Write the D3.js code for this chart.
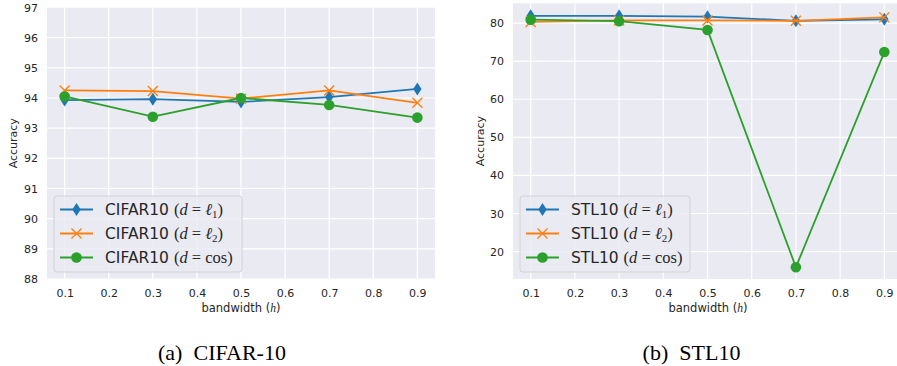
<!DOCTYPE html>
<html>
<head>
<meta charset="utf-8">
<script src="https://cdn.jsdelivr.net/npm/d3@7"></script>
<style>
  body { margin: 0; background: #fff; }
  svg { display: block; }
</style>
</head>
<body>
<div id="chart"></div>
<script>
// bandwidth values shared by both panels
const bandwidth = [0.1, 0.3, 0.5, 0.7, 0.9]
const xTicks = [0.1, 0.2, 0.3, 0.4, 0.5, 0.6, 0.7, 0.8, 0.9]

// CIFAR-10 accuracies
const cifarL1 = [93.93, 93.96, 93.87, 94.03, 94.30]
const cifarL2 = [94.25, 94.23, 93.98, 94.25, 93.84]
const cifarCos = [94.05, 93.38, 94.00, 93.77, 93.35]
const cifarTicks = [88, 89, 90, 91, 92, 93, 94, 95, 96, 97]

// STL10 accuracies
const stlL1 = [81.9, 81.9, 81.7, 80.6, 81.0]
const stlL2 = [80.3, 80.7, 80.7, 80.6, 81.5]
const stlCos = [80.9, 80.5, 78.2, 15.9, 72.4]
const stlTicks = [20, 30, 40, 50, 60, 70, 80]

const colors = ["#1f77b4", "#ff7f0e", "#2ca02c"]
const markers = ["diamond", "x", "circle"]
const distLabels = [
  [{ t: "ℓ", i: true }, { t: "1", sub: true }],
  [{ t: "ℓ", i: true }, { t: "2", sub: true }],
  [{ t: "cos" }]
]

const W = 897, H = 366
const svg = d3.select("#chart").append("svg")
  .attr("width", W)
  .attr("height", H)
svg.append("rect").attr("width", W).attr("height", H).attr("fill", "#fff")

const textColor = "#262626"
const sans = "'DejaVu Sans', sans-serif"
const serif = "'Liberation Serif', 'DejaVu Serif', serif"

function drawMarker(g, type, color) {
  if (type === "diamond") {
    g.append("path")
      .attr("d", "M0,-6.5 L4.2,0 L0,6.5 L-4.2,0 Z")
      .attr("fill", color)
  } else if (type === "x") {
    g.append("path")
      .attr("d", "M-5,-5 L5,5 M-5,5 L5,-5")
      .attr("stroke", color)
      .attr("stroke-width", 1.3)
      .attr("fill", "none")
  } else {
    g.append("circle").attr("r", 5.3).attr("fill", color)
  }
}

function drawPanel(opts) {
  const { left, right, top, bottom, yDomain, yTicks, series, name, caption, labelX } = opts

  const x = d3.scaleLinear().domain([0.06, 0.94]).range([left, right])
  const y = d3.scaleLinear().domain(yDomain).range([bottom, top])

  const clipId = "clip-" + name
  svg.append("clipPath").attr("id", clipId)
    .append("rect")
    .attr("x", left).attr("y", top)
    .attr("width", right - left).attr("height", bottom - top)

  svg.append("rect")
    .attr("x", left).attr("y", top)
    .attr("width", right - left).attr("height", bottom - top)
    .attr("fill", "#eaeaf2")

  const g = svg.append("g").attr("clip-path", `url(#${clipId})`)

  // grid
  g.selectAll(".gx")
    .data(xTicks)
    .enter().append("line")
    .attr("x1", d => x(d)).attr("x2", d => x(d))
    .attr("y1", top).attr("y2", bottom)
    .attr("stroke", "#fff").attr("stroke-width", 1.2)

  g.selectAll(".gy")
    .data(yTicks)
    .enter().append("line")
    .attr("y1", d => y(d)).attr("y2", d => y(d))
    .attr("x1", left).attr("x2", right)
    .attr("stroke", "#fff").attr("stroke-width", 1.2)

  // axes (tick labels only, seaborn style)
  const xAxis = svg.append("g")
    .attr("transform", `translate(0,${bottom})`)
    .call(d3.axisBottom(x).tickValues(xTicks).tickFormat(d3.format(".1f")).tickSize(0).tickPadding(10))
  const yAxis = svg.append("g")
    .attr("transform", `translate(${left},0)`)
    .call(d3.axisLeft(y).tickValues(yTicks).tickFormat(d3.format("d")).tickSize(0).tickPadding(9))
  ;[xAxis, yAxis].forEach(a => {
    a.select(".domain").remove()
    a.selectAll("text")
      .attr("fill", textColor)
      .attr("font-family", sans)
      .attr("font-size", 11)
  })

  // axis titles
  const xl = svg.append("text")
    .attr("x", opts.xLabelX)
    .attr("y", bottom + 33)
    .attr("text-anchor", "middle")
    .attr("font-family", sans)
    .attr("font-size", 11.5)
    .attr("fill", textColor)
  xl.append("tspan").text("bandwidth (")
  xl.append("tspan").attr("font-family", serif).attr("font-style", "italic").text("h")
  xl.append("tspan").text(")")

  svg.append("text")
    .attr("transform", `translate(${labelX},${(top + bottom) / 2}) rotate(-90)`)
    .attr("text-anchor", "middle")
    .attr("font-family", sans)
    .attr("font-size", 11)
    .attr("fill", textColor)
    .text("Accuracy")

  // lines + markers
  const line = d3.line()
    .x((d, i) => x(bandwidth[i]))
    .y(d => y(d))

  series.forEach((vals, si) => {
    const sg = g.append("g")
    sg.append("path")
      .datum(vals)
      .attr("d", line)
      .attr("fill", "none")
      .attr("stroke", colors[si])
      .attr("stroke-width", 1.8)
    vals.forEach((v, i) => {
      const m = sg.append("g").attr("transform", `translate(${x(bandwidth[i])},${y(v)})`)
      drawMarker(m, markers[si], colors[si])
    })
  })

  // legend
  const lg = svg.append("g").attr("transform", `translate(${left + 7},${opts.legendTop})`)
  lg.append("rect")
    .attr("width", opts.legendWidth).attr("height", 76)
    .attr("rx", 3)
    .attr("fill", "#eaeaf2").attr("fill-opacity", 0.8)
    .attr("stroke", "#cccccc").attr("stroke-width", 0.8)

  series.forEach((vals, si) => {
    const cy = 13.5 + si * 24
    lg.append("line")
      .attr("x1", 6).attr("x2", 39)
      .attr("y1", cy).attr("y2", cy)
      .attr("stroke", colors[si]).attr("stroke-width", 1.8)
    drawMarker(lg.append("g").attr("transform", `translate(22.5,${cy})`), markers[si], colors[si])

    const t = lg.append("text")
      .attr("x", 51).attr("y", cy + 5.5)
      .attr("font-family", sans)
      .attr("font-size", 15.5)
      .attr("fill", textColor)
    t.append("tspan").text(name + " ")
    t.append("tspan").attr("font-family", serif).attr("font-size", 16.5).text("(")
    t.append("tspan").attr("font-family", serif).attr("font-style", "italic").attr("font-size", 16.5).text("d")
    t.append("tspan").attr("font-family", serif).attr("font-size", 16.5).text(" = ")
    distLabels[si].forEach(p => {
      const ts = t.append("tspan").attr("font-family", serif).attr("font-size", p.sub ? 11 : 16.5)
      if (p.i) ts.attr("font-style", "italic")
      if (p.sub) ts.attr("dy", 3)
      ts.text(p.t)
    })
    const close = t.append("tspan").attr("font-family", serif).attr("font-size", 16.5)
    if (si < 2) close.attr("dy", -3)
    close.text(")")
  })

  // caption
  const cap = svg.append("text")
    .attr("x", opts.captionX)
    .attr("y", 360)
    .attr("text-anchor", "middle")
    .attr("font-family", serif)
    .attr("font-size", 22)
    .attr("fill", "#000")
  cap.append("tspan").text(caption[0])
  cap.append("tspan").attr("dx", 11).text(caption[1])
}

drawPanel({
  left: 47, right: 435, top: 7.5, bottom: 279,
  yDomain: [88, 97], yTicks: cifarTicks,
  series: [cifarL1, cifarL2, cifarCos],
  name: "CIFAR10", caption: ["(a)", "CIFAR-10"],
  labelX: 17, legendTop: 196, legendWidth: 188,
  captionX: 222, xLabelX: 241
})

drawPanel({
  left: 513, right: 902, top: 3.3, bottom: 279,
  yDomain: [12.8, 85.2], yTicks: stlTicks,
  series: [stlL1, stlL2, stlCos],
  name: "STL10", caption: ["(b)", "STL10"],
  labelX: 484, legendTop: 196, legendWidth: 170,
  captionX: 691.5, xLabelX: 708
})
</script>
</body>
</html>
* * * *
Given task ▸ Repeat the lines above, starting at the first and stopping after the line that holds "95, 96, 97]", with the pictures left out.

Output of the task ▸
Write the D3.js code for this chart.
<!DOCTYPE html>
<html>
<head>
<meta charset="utf-8">
<script src="https://cdn.jsdelivr.net/npm/d3@7"></script>
<style>
  body { margin: 0; background: #fff; }
  svg { display: block; }
</style>
</head>
<body>
<div id="chart"></div>
<script>
// bandwidth values shared by both panels
const bandwidth = [0.1, 0.3, 0.5, 0.7, 0.9]
const xTicks = [0.1, 0.2, 0.3, 0.4, 0.5, 0.6, 0.7, 0.8, 0.9]

// CIFAR-10 accuracies
const cifarL1 = [93.93, 93.96, 93.87, 94.03, 94.30]
const cifarL2 = [94.25, 94.23, 93.98, 94.25, 93.84]
const cifarCos = [94.05, 93.38, 94.00, 93.77, 93.35]
const cifarTicks = [88, 89, 90, 91, 92, 93, 94, 95, 96, 97]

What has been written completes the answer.